Skip the pictures. Transcribe the rest of the data below without changing a word.

■ Dataset excerpt:
%%

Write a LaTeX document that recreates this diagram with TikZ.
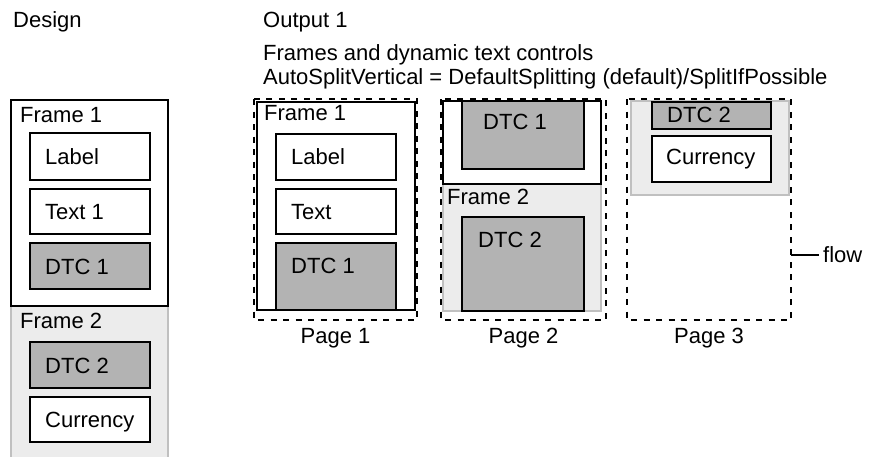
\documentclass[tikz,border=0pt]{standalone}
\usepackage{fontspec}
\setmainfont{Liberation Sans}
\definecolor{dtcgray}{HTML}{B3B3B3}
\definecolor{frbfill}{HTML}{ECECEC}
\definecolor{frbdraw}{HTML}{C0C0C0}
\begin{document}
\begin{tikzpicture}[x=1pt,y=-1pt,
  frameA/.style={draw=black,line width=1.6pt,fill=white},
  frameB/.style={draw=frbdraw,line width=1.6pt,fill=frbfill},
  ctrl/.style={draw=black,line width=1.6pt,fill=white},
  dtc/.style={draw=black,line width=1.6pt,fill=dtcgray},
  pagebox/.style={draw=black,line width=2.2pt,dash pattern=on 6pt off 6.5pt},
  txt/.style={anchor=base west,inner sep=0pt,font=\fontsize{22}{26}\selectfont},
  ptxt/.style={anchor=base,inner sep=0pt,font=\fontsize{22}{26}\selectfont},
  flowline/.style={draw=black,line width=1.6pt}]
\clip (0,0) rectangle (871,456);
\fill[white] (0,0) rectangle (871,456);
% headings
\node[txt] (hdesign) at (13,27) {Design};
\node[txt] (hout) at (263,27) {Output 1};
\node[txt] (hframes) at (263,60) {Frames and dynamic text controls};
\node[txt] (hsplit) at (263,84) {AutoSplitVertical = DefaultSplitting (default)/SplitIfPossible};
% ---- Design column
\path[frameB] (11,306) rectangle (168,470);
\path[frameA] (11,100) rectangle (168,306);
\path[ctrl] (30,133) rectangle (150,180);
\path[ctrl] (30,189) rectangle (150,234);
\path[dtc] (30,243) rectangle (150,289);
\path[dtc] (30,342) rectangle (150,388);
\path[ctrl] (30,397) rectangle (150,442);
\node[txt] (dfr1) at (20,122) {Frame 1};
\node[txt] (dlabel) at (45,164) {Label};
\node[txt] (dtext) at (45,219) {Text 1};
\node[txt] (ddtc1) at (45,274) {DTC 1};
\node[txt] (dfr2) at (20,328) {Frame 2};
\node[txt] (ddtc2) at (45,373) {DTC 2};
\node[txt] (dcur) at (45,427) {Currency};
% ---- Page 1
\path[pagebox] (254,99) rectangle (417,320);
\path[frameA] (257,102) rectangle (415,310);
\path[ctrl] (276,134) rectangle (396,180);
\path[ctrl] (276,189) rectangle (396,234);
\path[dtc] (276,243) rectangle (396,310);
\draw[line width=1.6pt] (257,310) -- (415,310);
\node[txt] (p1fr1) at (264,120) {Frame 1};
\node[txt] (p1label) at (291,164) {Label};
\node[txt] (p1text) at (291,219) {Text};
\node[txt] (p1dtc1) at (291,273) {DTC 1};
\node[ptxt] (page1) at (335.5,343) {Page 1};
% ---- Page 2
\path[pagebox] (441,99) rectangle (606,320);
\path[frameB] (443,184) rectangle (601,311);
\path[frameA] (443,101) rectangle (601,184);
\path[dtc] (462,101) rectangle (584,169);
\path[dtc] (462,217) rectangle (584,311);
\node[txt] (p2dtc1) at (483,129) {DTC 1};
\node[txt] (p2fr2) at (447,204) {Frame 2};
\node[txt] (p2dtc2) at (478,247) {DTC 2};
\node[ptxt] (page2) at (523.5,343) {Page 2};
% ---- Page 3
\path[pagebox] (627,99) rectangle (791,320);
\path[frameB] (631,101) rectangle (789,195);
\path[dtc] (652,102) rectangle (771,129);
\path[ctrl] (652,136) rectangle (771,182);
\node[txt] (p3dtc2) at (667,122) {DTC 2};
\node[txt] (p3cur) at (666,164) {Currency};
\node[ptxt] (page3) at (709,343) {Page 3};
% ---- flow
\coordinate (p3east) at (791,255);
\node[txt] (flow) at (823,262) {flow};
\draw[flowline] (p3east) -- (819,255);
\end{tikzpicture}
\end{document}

%%

■ Final result:
Write a LaTeX document that recreates this diagram with TikZ.
\documentclass[tikz,border=0pt]{standalone}
\usepackage{fontspec}
\setmainfont{Liberation Sans}
\definecolor{dtcgray}{HTML}{B3B3B3}
\definecolor{frbfill}{HTML}{ECECEC}
\definecolor{frbdraw}{HTML}{C0C0C0}
\begin{document}
\begin{tikzpicture}[x=1pt,y=-1pt,
  frameA/.style={draw=black,line width=1.6pt,fill=white},
  frameB/.style={draw=frbdraw,line width=1.6pt,fill=frbfill},
  ctrl/.style={draw=black,line width=1.6pt,fill=white},
  dtc/.style={draw=black,line width=1.6pt,fill=dtcgray},
  pagebox/.style={draw=black,line width=2.2pt,dash pattern=on 6pt off 6.5pt},
  txt/.style={anchor=base west,inner sep=0pt,font=\fontsize{22}{26}\selectfont},
  ptxt/.style={anchor=base,inner sep=0pt,font=\fontsize{22}{26}\selectfont},
  flowline/.style={draw=black,line width=1.6pt}]
\clip (0,0) rectangle (871,456);
\fill[white] (0,0) rectangle (871,456);
% headings
\node[txt] (hdesign) at (13,27) {Design};
\node[txt] (hout) at (263,27) {Output 1};
\node[txt] (hframes) at (263,60) {Frames and dynamic text controls};
\node[txt] (hsplit) at (263,84) {AutoSplitVertical = DefaultSplitting (default)/SplitIfPossible};
% ---- Design column
\path[frameB] (11,306) rectangle (168,470);
\path[frameA] (11,100) rectangle (168,306);
\path[ctrl] (30,133) rectangle (150,180);
\path[ctrl] (30,189) rectangle (150,234);
\path[dtc] (30,243) rectangle (150,289);
\path[dtc] (30,342) rectangle (150,388);
\path[ctrl] (30,397) rectangle (150,442);
\node[txt] (dfr1) at (20,122) {Frame 1};
\node[txt] (dlabel) at (45,164) {Label};
\node[txt] (dtext) at (45,219) {Text 1};
\node[txt] (ddtc1) at (45,274) {DTC 1};
\node[txt] (dfr2) at (20,328) {Frame 2};
\node[txt] (ddtc2) at (45,373) {DTC 2};
\node[txt] (dcur) at (45,427) {Currency};
% ---- Page 1
\path[pagebox] (254,99) rectangle (417,320);
\path[frameA] (257,102) rectangle (415,310);
\path[ctrl] (276,134) rectangle (396,180);
\path[ctrl] (276,189) rectangle (396,234);
\path[dtc] (276,243) rectangle (396,310);
\draw[line width=1.6pt] (257,310) -- (415,310);
\node[txt] (p1fr1) at (264,120) {Frame 1};
\node[txt] (p1label) at (291,164) {Label};
\node[txt] (p1text) at (291,219) {Text};
\node[txt] (p1dtc1) at (291,273) {DTC 1};
\node[ptxt] (page1) at (335.5,343) {Page 1};
% ---- Page 2
\path[pagebox] (441,99) rectangle (606,320);
\path[frameB] (443,184) rectangle (601,311);
\path[frameA] (443,101) rectangle (601,184);
\path[dtc] (462,101) rectangle (584,169);
\path[dtc] (462,217) rectangle (584,311);
\node[txt] (p2dtc1) at (483,129) {DTC 1};
\node[txt] (p2fr2) at (447,204) {Frame 2};
\node[txt] (p2dtc2) at (478,247) {DTC 2};
\node[ptxt] (page2) at (523.5,343) {Page 2};
% ---- Page 3
\path[pagebox] (627,99) rectangle (791,320);
\path[frameB] (631,101) rectangle (789,195);
\path[dtc] (652,102) rectangle (771,129);
\path[ctrl] (652,136) rectangle (771,182);
\node[txt] (p3dtc2) at (667,122) {DTC 2};
\node[txt] (p3cur) at (666,164) {Currency};
\node[ptxt] (page3) at (709,343) {Page 3};
% ---- flow
\coordinate (p3east) at (791,255);
\node[txt] (flow) at (823,262) {flow};
\draw[flowline] (p3east) -- (819,255);
\end{tikzpicture}
\end{document}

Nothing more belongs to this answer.